The lead-vehicle commander called for us all to punch through like we had on the way in, but the wall was across the entire roadway now and it was on fire. There was no way around as there were thick metal guards along both sides of the road. It takes a lot to get tires to burn, but once they do they really go, and the smoke was forming into an ominous black thunderhead. The first and second Humvees managed to make a good sized hole through the wall, but whoever built the thing knew what they were doing because much of it was still standing.
As we entered the edge of the dark cloud, the five-ton barreled through the wall and cast flaming tires and chunks of rubber and ashes out in all directions. I told Burt to get all the way down out of the gunner’s hatch as D mashed the gas pedal and we ploughed through ourselves, having to lean inward and away from the tongues of bright gold flame licking in through the windows. A wave of smoke and fire washed over the truck. I checked on everybody and watched in the rear-view mirror as the last truck broke through in a shower of burning rubber. Flaming tires rolled into the darkness across the median and down into the drainage culvert along the road.

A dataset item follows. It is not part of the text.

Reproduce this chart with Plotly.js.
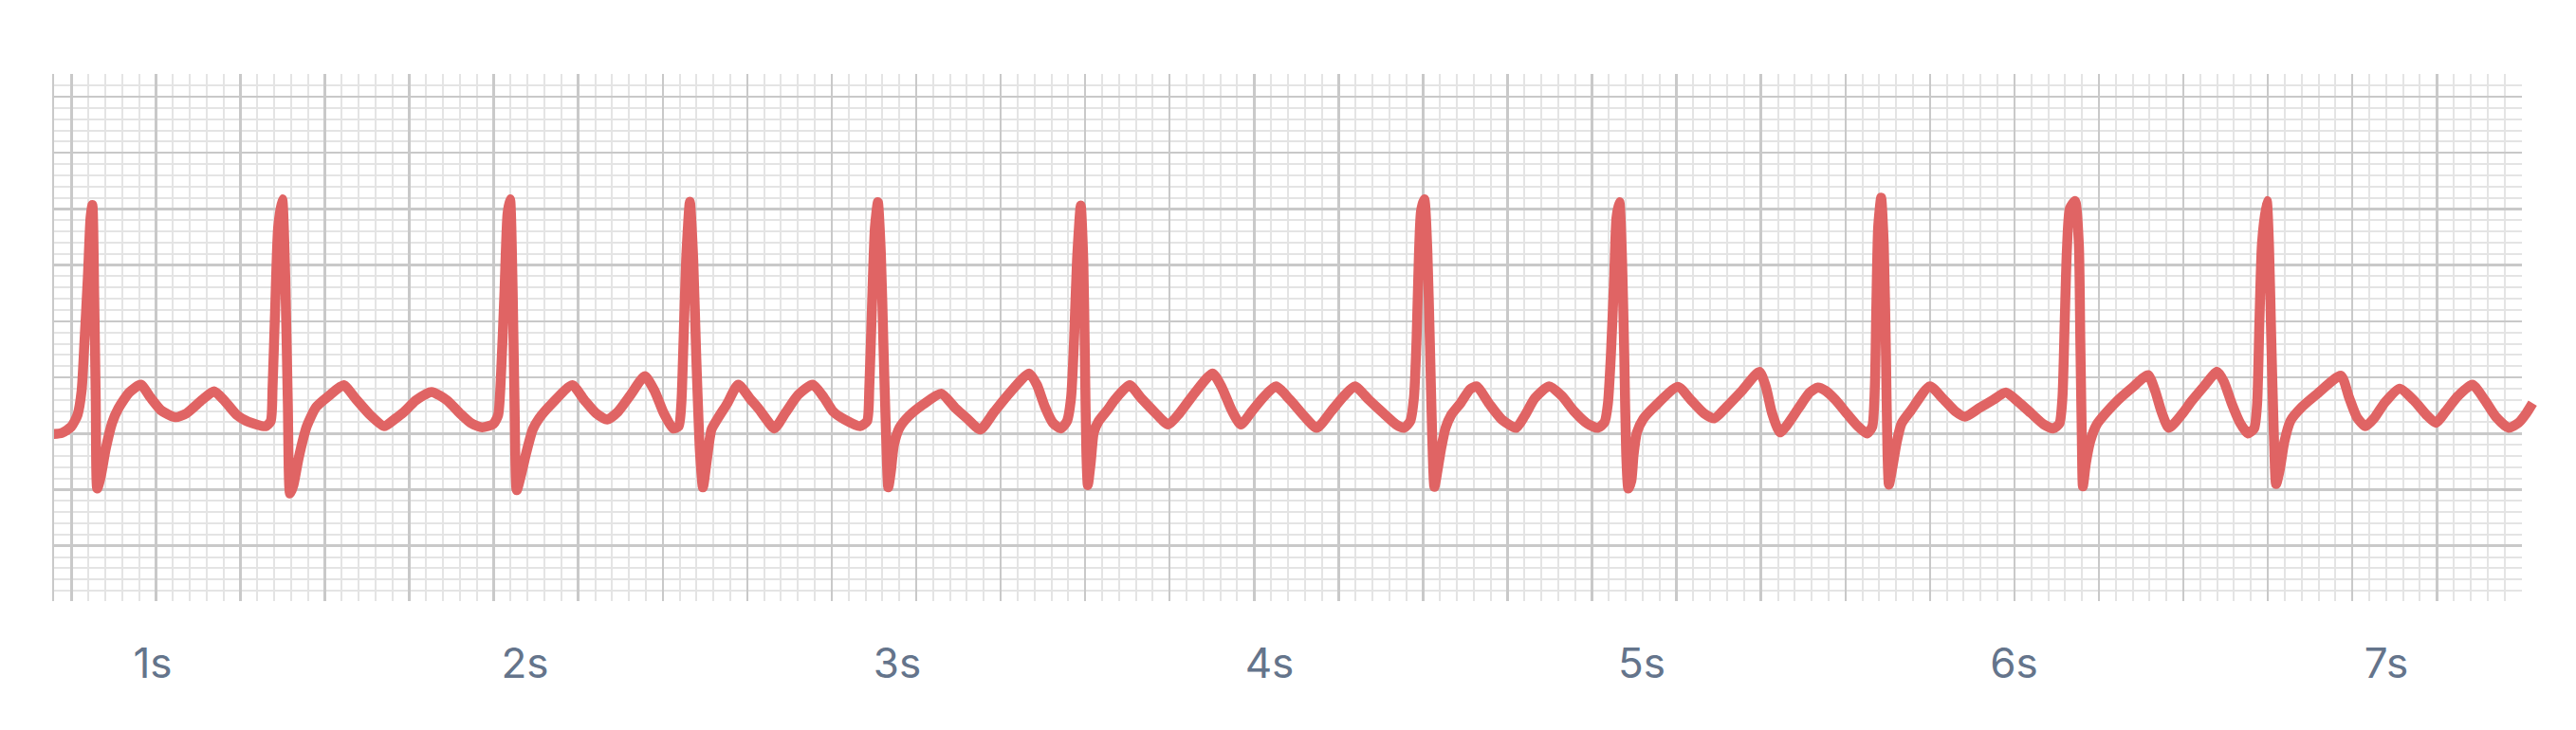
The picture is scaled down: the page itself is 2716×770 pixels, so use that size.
<!DOCTYPE html>
<html>
<head>
<meta charset="utf-8">
<script src="https://cdn.plot.ly/plotly-3.0.1.min.js"></script>
<style>
  html, body { margin: 0; padding: 0; background: #ffffff; }
  #chart { width: 2716px; height: 770px; }
</style>
</head>
<body>
<div id="chart"></div>
<script>
// ECG trace (time in seconds, amplitude in large-grid units)
const timeSec = [
  0.734, 0.756, 0.781, 0.798, 0.809, 0.817, 0.826, 0.833, 0.838, 0.843, 0.847, 0.851, 0.860, 0.874, 0.891, 0.908, 0.937, 0.968, 0.994, 1.023, 1.061, 1.091, 1.133, 1.165, 1.192, 1.226, 1.257, 1.303,
  1.317, 1.322, 1.329, 1.337, 1.348, 1.356, 1.363, 1.369, 1.378, 1.392, 1.414, 1.439, 1.473, 1.513, 1.545, 1.584, 1.622, 1.651,
  1.673, 1.707, 1.749, 1.791, 1.825, 1.856, 1.885, 1.915, 1.928, 1.936, 1.945, 1.953, 1.960, 1.967, 1.972, 1.978, 1.989, 2.004, 2.021, 2.038, 2.072, 2.127, 2.160, 2.191, 2.221, 2.250, 2.284, 2.322, 2.348, 2.373, 2.398,
  2.413, 2.420, 2.426, 2.433, 2.443, 2.452, 2.460, 2.470, 2.478, 2.488, 2.501, 2.518, 2.543, 2.573, 2.607,
  2.628, 2.649, 2.670, 2.700, 2.734, 2.773, 2.803, 2.828, 2.858, 2.900, 2.919, 2.925, 2.932, 2.940, 2.948, 2.956, 2.963, 2.970, 2.976, 2.983, 2.991, 3.006, 3.031, 3.070, 3.118, 3.155, 3.189, 3.223, 3.261, 3.303, 3.354, 3.375, 3.397, 3.418, 3.439,
  3.456, 3.467, 3.475, 3.483, 3.493, 3.500, 3.504, 3.508, 3.512, 3.520, 3.528, 3.541, 3.566,
  3.583, 3.624, 3.655, 3.690, 3.728, 3.758, 3.800, 3.847, 3.872, 3.898, 3.923, 3.952, 3.983, 4.017, 4.055, 4.093, 4.127, 4.165, 4.199, 4.229, 4.267, 4.306, 4.340, 4.361,
  4.378, 4.388, 4.395, 4.401, 4.407, 4.416, 4.424, 4.431, 4.437, 4.443, 4.451, 4.461, 4.473, 4.488, 4.513,
  4.539, 4.557, 4.590, 4.624, 4.662, 4.685, 4.713, 4.751, 4.785, 4.819, 4.853, 4.882, 4.900, 4.909, 4.917, 4.926, 4.932, 4.940, 4.947, 4.953, 4.958, 4.964, 4.972, 4.978, 4.987, 5.004, 5.036, 5.097, 5.133, 5.167, 5.195, 5.227, 5.269, 5.316, 5.333, 5.350, 5.371, 5.388, 5.422, 5.451, 5.473,
  5.494, 5.520, 5.554, 5.579, 5.605, 5.619, 5.626, 5.630, 5.635, 5.643, 5.650, 5.656, 5.660, 5.664, 5.673, 5.685, 5.698, 5.723, 5.774, 5.809, 5.843, 5.868, 5.906, 5.944, 5.978, 6.012, 6.046, 6.080, 6.106,
  6.122, 6.130, 6.136, 6.142, 6.150, 6.164, 6.174, 6.178, 6.182, 6.185, 6.193, 6.205, 6.222, 6.246, 6.280, 6.318, 6.360, 6.379, 6.396, 6.416,
  6.454, 6.475, 6.509, 6.546, 6.564, 6.585, 6.607, 6.628, 6.645, 6.653, 6.659, 6.666, 6.679, 6.685, 6.691, 6.698, 6.704, 6.714, 6.726, 6.743, 6.773, 6.815, 6.878, 6.900, 6.921, 6.944, 6.967, 6.997, 7.036, 7.074, 7.108, 7.133, 7.159, 7.193, 7.231, 7.265, 7.294, 7.329, 7.355, 7.376, 7.393
];
const amplitude = [
  -0.01, 0.01, 0.12, 0.33, 0.76, 1.67, 2.81, 3.84, 4.07, 2.40, 0.60, -0.98, -0.78, -0.27, 0.19, 0.45, 0.73, 0.87, 0.64, 0.41, 0.29, 0.36, 0.60, 0.75, 0.59, 0.33, 0.21, 0.13,
  0.22, 0.82, 2.24, 3.67, 4.17, 2.81, 0.53, -1.07, -0.92, -0.44, 0.13, 0.47, 0.67, 0.86, 0.62, 0.33, 0.13, 0.26,
  0.37, 0.59, 0.74, 0.59, 0.36, 0.18, 0.11, 0.17, 0.33, 1.10, 2.53, 3.90, 4.17, 2.53, 0.53, -1.01, -0.75, -0.33, 0.07, 0.27, 0.53, 0.86, 0.59, 0.36, 0.25, 0.39, 0.69, 1.02, 0.76, 0.36, 0.09,
  0.13, 0.53, 1.67, 3.10, 4.13, 3.10, 1.39, -0.33, -0.96, -0.50, 0.07, 0.27, 0.53, 0.87, 0.60,
  0.44, 0.25, 0.09, 0.37, 0.69, 0.87, 0.64, 0.39, 0.25, 0.13, 0.22, 0.82, 2.24, 3.67, 4.12, 3.21, 1.56, -0.04, -0.96, -0.67, -0.21, 0.10, 0.31, 0.52, 0.71, 0.46, 0.26, 0.07, 0.39, 0.73, 1.07, 0.87, 0.47, 0.19, 0.09,
  0.22, 0.64, 1.67, 3.10, 4.06, 3.04, 1.39, -0.33, -0.92, -0.50, 0.02, 0.22, 0.43,
  0.59, 0.86, 0.63, 0.39, 0.16, 0.36, 0.73, 1.07, 0.82, 0.42, 0.16, 0.39, 0.64, 0.84, 0.60, 0.31, 0.10, 0.39, 0.66, 0.84, 0.60, 0.36, 0.16, 0.10,
  0.22, 0.64, 1.67, 3.10, 3.96, 4.17, 3.27, 1.56, -0.04, -0.95, -0.67, -0.27, 0.10, 0.33, 0.54,
  0.79, 0.84, 0.53, 0.25, 0.10, 0.31, 0.63, 0.84, 0.67, 0.39, 0.18, 0.10, 0.20, 0.53, 1.39, 2.81, 3.84, 4.12, 3.10, 1.39, -0.33, -0.98, -0.84, -0.38, 0.02, 0.26, 0.49, 0.83, 0.59, 0.36, 0.27, 0.47, 0.76, 1.10, 0.84, 0.36, 0.02, 0.13, 0.46, 0.73, 0.82,
  0.76, 0.60, 0.33, 0.14, 0.00, 0.12, 0.82, 2.24, 3.67, 4.20, 3.38, 1.39, -0.33, -0.91, -0.61, -0.15, 0.18, 0.41, 0.84, 0.62, 0.39, 0.30, 0.45, 0.60, 0.73, 0.56, 0.36, 0.16, 0.09,
  0.18, 0.64, 1.96, 3.27, 4.01, 4.14, 3.38, 1.67, -0.04, -0.94, -0.53, -0.13, 0.16, 0.36, 0.60, 0.82, 1.04, 0.76, 0.39, 0.10,
  0.37, 0.56, 0.83, 1.10, 0.92, 0.53, 0.19, 0.00, 0.09, 0.53, 1.96, 3.38, 4.14, 3.33, 1.67, -0.04, -0.90, -0.64, -0.15, 0.23, 0.47, 0.71, 1.03, 0.64, 0.29, 0.13, 0.27, 0.56, 0.80, 0.59, 0.33, 0.19, 0.39, 0.67, 0.87, 0.59, 0.30, 0.10, 0.19, 0.36, 0.54
];
const tickSeconds = [1, 2, 3, 4, 5, 6, 7];
const tickLabels = ['1s', '2s', '3s', '4s', '5s', '6s', '7s'];

// Layout constants (pixels per second = 392.5)
const PX_PER_S = 392.5;
const PLOT_W = 2716 - 57 - 26;
const X_START = 0.73503;
const X_END_TRACE = X_START + PLOT_W / PX_PER_S;   // the line runs a little past the grid
const X_END_GRID = 7.3632;
const GRID_FRAC = (X_END_GRID - X_START) * PX_PER_S / PLOT_W;
const MAJOR = 0.226930, MINOR = 0.045386, GRID0 = 0.78166;
const Y_RANGE = [-2.985, 6.405];
const MAJOR_COLOR = '#c9c9c9', MINOR_COLOR = '#e4e4e4';
const LINE_COLOR = '#e06464';

const gridTrace = {   // same trace on the grid subplot (transparent) so that subplot is built
  x: timeSec, y: amplitude, type: 'scatter', mode: 'lines',
  line: { color: LINE_COLOR, width: 10.5, shape: 'spline', smoothing: 0.6 },
  opacity: 0, hoverinfo: 'skip', xaxis: 'x', yaxis: 'y'
};
const ecgTrace = {
  x: timeSec, y: amplitude, type: 'scatter', mode: 'lines',
  line: { color: LINE_COLOR, width: 10.5, shape: 'spline', smoothing: 0.6 },
  hoverinfo: 'skip', xaxis: 'x2', yaxis: 'y2'
};

const layout = {
  width: 2716, height: 770,
  margin: { l: 57, r: 26, t: 78, b: 136, pad: 0 },
  paper_bgcolor: '#ffffff', plot_bgcolor: 'rgba(0,0,0,0)',
  showlegend: false,
  xaxis: {
    domain: [0, GRID_FRAC], anchor: 'y',
    range: [X_START, X_END_GRID], tickmode: 'linear', tick0: GRID0, dtick: MAJOR,
    showticklabels: false, ticks: '', zeroline: false, showline: false,
    showgrid: true, gridcolor: MAJOR_COLOR, gridwidth: 2.5,
    minor: { tickmode: 'linear', tick0: GRID0, dtick: MINOR, showgrid: true, gridcolor: MINOR_COLOR, gridwidth: 2, ticks: '' }
  },
  yaxis: {
    domain: [0, 1], anchor: 'x',
    range: Y_RANGE, tickmode: 'linear', tick0: 0, dtick: 1,
    showticklabels: false, ticks: '', zeroline: false,
    showline: true, linecolor: MAJOR_COLOR, linewidth: 2.5,
    showgrid: true, gridcolor: MAJOR_COLOR, gridwidth: 2.5,
    minor: { tickmode: 'linear', tick0: 0, dtick: 0.2, showgrid: true, gridcolor: MINOR_COLOR, gridwidth: 2, ticks: '' }
  },
  xaxis2: {
    domain: [0, 1], anchor: 'y2', range: [X_START, X_END_TRACE],
    tickmode: 'array', tickvals: tickSeconds, ticktext: tickLabels,
    showgrid: false, zeroline: false, showline: false,
    ticks: 'outside', ticklen: 27, tickcolor: 'rgba(0,0,0,0)',
    tickfont: { family: 'Inter, sans-serif', size: 44, color: '#64748b' }
  },
  yaxis2: {
    domain: [0, 1], anchor: 'x2', range: Y_RANGE,
    showgrid: false, zeroline: false, showline: false, showticklabels: false, ticks: ''
  }
};

Plotly.newPlot('chart', [gridTrace, ecgTrace], layout, { displayModeBar: false, staticPlot: true });
</script>
</body>
</html>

The adrenaline rush ebbed and we all three began to laugh and yell out the windows. There had been no IED and no ambush. We were sure that the new guys in the back of the five-ton in front of us were shitting themselves. Maybe the wall builders thought we would stop, in which case they were sitting in the dark sorely disappointed, or maybe it was just a prank by some bored Iraqi teenagers. Either way, we cursed them up and down for it now like a high-speed caravan of foul-mouthed stable boys on parade.
As we rolled on through the darkness of the quiet city, somebody started yelling, “Viet-fucking-nam!”